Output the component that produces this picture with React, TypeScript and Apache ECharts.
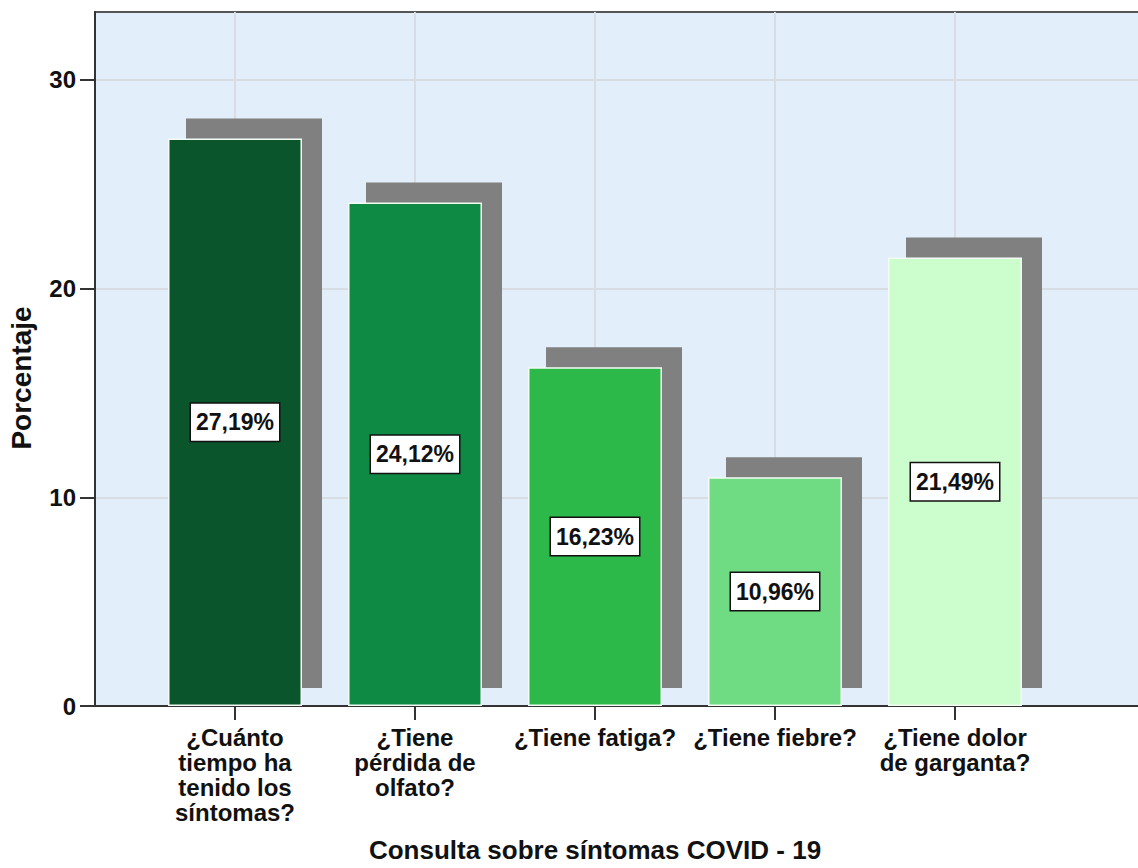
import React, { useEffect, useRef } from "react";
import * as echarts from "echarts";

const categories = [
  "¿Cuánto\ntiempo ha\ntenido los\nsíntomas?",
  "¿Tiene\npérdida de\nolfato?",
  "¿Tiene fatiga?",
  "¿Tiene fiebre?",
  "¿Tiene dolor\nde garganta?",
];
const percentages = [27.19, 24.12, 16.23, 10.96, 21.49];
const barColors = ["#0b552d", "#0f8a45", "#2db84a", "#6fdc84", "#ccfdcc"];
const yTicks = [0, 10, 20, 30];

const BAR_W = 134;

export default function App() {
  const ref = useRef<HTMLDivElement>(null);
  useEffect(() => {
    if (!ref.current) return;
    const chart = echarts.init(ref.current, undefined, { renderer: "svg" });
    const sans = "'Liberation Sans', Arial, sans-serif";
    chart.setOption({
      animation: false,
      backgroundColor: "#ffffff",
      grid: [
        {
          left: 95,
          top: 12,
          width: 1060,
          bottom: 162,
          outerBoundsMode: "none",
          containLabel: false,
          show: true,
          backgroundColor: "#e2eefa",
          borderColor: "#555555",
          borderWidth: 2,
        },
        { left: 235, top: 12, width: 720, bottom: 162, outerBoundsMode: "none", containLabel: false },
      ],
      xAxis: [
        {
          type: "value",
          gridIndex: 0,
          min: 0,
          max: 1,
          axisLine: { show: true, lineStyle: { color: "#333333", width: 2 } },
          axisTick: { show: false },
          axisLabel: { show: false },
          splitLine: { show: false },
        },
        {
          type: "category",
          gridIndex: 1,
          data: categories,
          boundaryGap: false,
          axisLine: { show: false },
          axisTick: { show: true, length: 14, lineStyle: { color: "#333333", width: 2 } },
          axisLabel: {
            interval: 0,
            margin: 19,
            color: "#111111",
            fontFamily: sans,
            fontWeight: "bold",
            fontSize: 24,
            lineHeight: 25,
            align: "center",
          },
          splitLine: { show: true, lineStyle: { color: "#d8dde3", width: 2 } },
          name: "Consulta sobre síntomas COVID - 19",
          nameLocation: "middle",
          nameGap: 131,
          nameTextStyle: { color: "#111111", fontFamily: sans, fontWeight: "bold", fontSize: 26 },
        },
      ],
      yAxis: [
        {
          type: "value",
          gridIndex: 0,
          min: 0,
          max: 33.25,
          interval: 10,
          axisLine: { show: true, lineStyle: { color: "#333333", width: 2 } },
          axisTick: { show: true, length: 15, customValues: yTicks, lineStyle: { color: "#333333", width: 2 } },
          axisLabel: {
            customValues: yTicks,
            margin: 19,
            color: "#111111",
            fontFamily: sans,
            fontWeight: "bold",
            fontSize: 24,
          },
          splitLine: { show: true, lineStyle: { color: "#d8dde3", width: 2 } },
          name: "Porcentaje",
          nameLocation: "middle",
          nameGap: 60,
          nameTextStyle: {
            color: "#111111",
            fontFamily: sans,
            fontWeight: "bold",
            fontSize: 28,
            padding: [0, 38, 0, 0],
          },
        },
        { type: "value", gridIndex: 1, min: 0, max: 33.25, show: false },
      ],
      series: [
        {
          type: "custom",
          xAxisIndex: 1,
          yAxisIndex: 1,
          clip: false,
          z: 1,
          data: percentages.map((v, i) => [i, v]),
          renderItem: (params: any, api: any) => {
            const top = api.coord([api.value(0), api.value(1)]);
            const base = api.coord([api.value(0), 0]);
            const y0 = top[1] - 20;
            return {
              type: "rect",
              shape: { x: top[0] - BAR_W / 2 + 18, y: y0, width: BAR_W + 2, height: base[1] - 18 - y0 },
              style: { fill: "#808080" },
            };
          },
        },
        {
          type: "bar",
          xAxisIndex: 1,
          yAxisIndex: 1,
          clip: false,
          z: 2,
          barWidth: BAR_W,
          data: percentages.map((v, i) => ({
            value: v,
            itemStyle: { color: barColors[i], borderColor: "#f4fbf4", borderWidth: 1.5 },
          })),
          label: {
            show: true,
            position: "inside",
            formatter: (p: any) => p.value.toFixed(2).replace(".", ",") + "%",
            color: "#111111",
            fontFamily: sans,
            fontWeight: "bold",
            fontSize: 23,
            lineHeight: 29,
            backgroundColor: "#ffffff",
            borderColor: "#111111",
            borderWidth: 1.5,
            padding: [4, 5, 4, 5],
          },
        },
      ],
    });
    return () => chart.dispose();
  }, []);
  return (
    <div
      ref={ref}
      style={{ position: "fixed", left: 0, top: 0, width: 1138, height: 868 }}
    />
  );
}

•••••

_What needs to be done_
Return only the lines from the start of the data through the line that contains "const BAR_W = 134;", please, copying them exactly and omitting all pictures.

_Expected answer_
Output the component that produces this picture with React, TypeScript and Apache ECharts.
import React, { useEffect, useRef } from "react";
import * as echarts from "echarts";

const categories = [
  "¿Cuánto\ntiempo ha\ntenido los\nsíntomas?",
  "¿Tiene\npérdida de\nolfato?",
  "¿Tiene fatiga?",
  "¿Tiene fiebre?",
  "¿Tiene dolor\nde garganta?",
];
const percentages = [27.19, 24.12, 16.23, 10.96, 21.49];
const barColors = ["#0b552d", "#0f8a45", "#2db84a", "#6fdc84", "#ccfdcc"];
const yTicks = [0, 10, 20, 30];

const BAR_W = 134;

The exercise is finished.